La frappe de l’armée israélienne contre la seule église catholique de Gaza a conduit le Vatican à changer de ton vis-à-vis d’Israël en dénonçant directement sa responsabilité, tranchant avec la traditionnelle retenue diplomatique du Saint-Siège.
Jeudi, trois personnes ont été tuées dans la frappe d’un char israélien contre l’église de la Sainte Famille à Gaza-ville, suscitant de vives indignations de la communauté internationale et l’émoi des responsables religieux de diverses confessions.
Dimanche, le pape Léon XIV a appelé à mettre fin à la « barbarie » de la guerre à Gaza et à « l’usage aveugle de la force » en dénonçant « l’attaque de l’armée israélienne », marquant un tournant après plus de deux ans d’inlassables appels à la paix.
Au-delà de «la prise de conscience de ce qui se passe à Gaza», «s’ajoute pour les chrétiens le fait que cela se passe sur une terre sainte», analyse pour l’AFP François Mabille, directeur de l’Observatoire géopolitique du religieux, qui relève «un basculement au moins ponctuel de l’opinion catholique de manière générale».
Benjamin Netanyahu, qui a appelé le pape vendredi, a dit regretter « profondément» ce «tir indirect», reconnaissant une « erreur » et annonçant qu’Israël allait enquêter.
Mais vendredi, dans une interview à une émission de la télévision publique italienne Rai 2, le N.2 du Saint-Siège en personne a laissé entendre que cette frappe pourrait être intentionnelle, appelant Israël à rendre publiques les conclusions de l’enquête.
Questionnements
L’idée est de savoir «s’il s’agit vraiment d’une erreur, ce dont on peut légitimement douter, ou s’il y a eu une volonté d’attaquer directement une église chrétienne», a affirmé le cardinal Pietro Parolin en dénonçant un acte « d’une gravité absolue».
Quant au cardinal Pierbattista Pizzaballa, patriarche latin de Jérusalem, il a effectué vendredi une rare visite à Gaza au chevet des blessés et a présidé dimanche la messe à l’église de la Sainte Famille, preuve de la détermination des autorités chrétiennes de rester sur place.
«Nous ne sommes pas une cible.
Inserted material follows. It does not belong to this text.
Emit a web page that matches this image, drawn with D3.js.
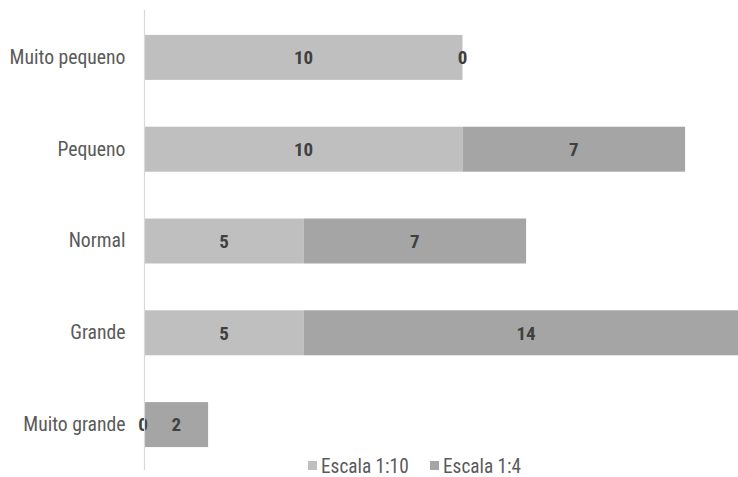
<!DOCTYPE html>
<html><head><meta charset="utf-8">
<script src="https://cdn.jsdelivr.net/npm/d3@7"></script>
<style>
html,body{margin:0;padding:0;background:#fff;}
svg{display:block;}
text{font-family:"Liberation Sans Narrow","Arial Narrow","Roboto Condensed",sans-serif;}
</style></head>
<body><svg id="chart" width="738" height="477"></svg>
<script>
const categories = ["Muito pequeno","Pequeno","Normal","Grande","Muito grande"];
const seriesNames = ["Escala 1:10","Escala 1:4"];
const escala110 = [10,10,5,5,0];
const escala14 = [0,7,7,14,2];
const colors = ["#bfbfbf","#a5a5a5"];

const svg = d3.select("#chart");
const x0 = 144.5;
const x = d3.scaleLinear().domain([0,10]).range([x0, x0+318]);
const y = d3.scaleBand().domain(categories).range([11.5,470.5]).paddingInner(0.51).paddingOuter(0.255);

const data = categories.map((c,i)=>({cat:c, "Escala 1:10":escala110[i], "Escala 1:4":escala14[i]}));
const stack = d3.stack().keys(seriesNames)(data);

const g = svg.append("g");
stack.forEach((layer,si)=>{
  g.selectAll(null).data(layer).enter().append("rect")
    .attr("x",d=>x(d[0]))
    .attr("y",d=>y(d.data.cat))
    .attr("width",d=>x(d[1])-x(d[0]))
    .attr("height",y.bandwidth())
    .attr("fill",colors[si]);
});
stack.forEach((layer,si)=>{
  g.selectAll(null).data(layer).enter().append("text")
    .attr("x",d=>(x(d[0])+x(d[1]))/2 - (d[1]-d[0]===0 && d[0]===0 ? 1.5 : 0))
    .attr("y",d=>y(d.data.cat)+y.bandwidth()/2)
    .attr("dy","0.36em")
    .attr("text-anchor","middle")
    .attr("font-size","19px")
    .attr("font-weight","bold")
    .attr("fill","#404040")
    .text(d=>d[1]-d[0]);
});

// axis
const axis = svg.append("g").attr("transform",`translate(${x0},0)`)
  .call(d3.axisLeft(y).tickSize(0).tickPadding(19));
axis.select(".domain").attr("stroke","#d9d9d9").attr("stroke-width",1.2).attr("d","M0,10V470");
axis.selectAll("text").attr("font-size","19.7px").attr("fill","#5a5a5a")
  .style("font-family",'"Liberation Sans Narrow","Arial Narrow","Roboto Condensed",sans-serif');

// legend
const legend = svg.append("g");
const lx = [308, 430];
seriesNames.forEach((s,i)=>{
  legend.append("rect").attr("x",lx[i]).attr("y",461).attr("width",9).attr("height",9).attr("fill",colors[i]);
  legend.append("text").attr("x",lx[i]+13).attr("y",466).attr("dy","0.36em")
    .attr("font-size","19.3px").attr("fill","#5a5a5a").text(s);
});
</script></body></html>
Ils disent que c’est une erreur, même si tout le monde ici croit que ce n’était pas le cas», a-t-il déclaré au quotidien Corriere della Sera.
Pour François Mabille, l’évolution de la position du Saint-Siège réside ainsi dans «des réponses davantage concertées et organisées» entre les différents niveaux, du local à l’international».
Dimanche, le pape américain a exhorté la communauté internationale à « respecter les lois humanitaires et l’obligation de protéger les civils, ainsi que l’interdiction des punitions collectives, de l’usage indiscriminé de la force et du déplacement forcé des populations ».
«On a là une liste de quatre droits fondamentaux qui relèvent du droit humanitaire ciblés comme étant non-respectés par le gouvernement de Netanyahu», note M. Mabille, qui constate chez Léon XIV «un vocabulaire plus précis fondé sur des catégories juridiques».
«Tyran»
D’autres responsables catholiques ne prennent plus de gants. M. Netanyahu «ne s’arrête pas car c’est un tyran qui poursuit un sombre et sanguinaire projet de pouvoir», a lâché le cardinal italien Augusto Paolo Lojudice, archevêque de Sienne, dans une interview publiée lundi par le quotidien italien La Stampa.
«A Gaza, nous-sommes au-delà de la folie, le mal le plus effréné et sans logique est à l’oeuvre», a ajouté ce haut prélat, juge au Vatican, qui a travaillé plusieurs années aux côtés de Léon XIV avant son élection en mai. S’il semble encore trop tôt pour qualifier cet épisode de tournant définitif, il s’inscrit selon M. Mabille dans des relations «conjoncturellement et structurellement difficiles» entre les deux Etats.
Le Vatican, qui reconnaît depuis 2015 l’Etat de Palestine, soutient la solution à deux États et plaide pour un statut spécial international de Jérusalem, avec un accès libre et sécurisé aux sites religieux.
Mais la relation bilatérale avec Israël s’est considérablement dégradée depuis le 7 octobre 2023, avec des prises de position du pape François qui a fustigé «l’arrogance de l’envahisseur» en «Palestine» et évoqué des accusations de «génocide» à Gaza.
Ces échanges diplomatiques interviennent également au moment où les critiques redoublent contre les attaques de colons israéliens à Taybeh, petit village chrétien du centre de la Cisjordanie occupée où une église a été incendiée début juillet.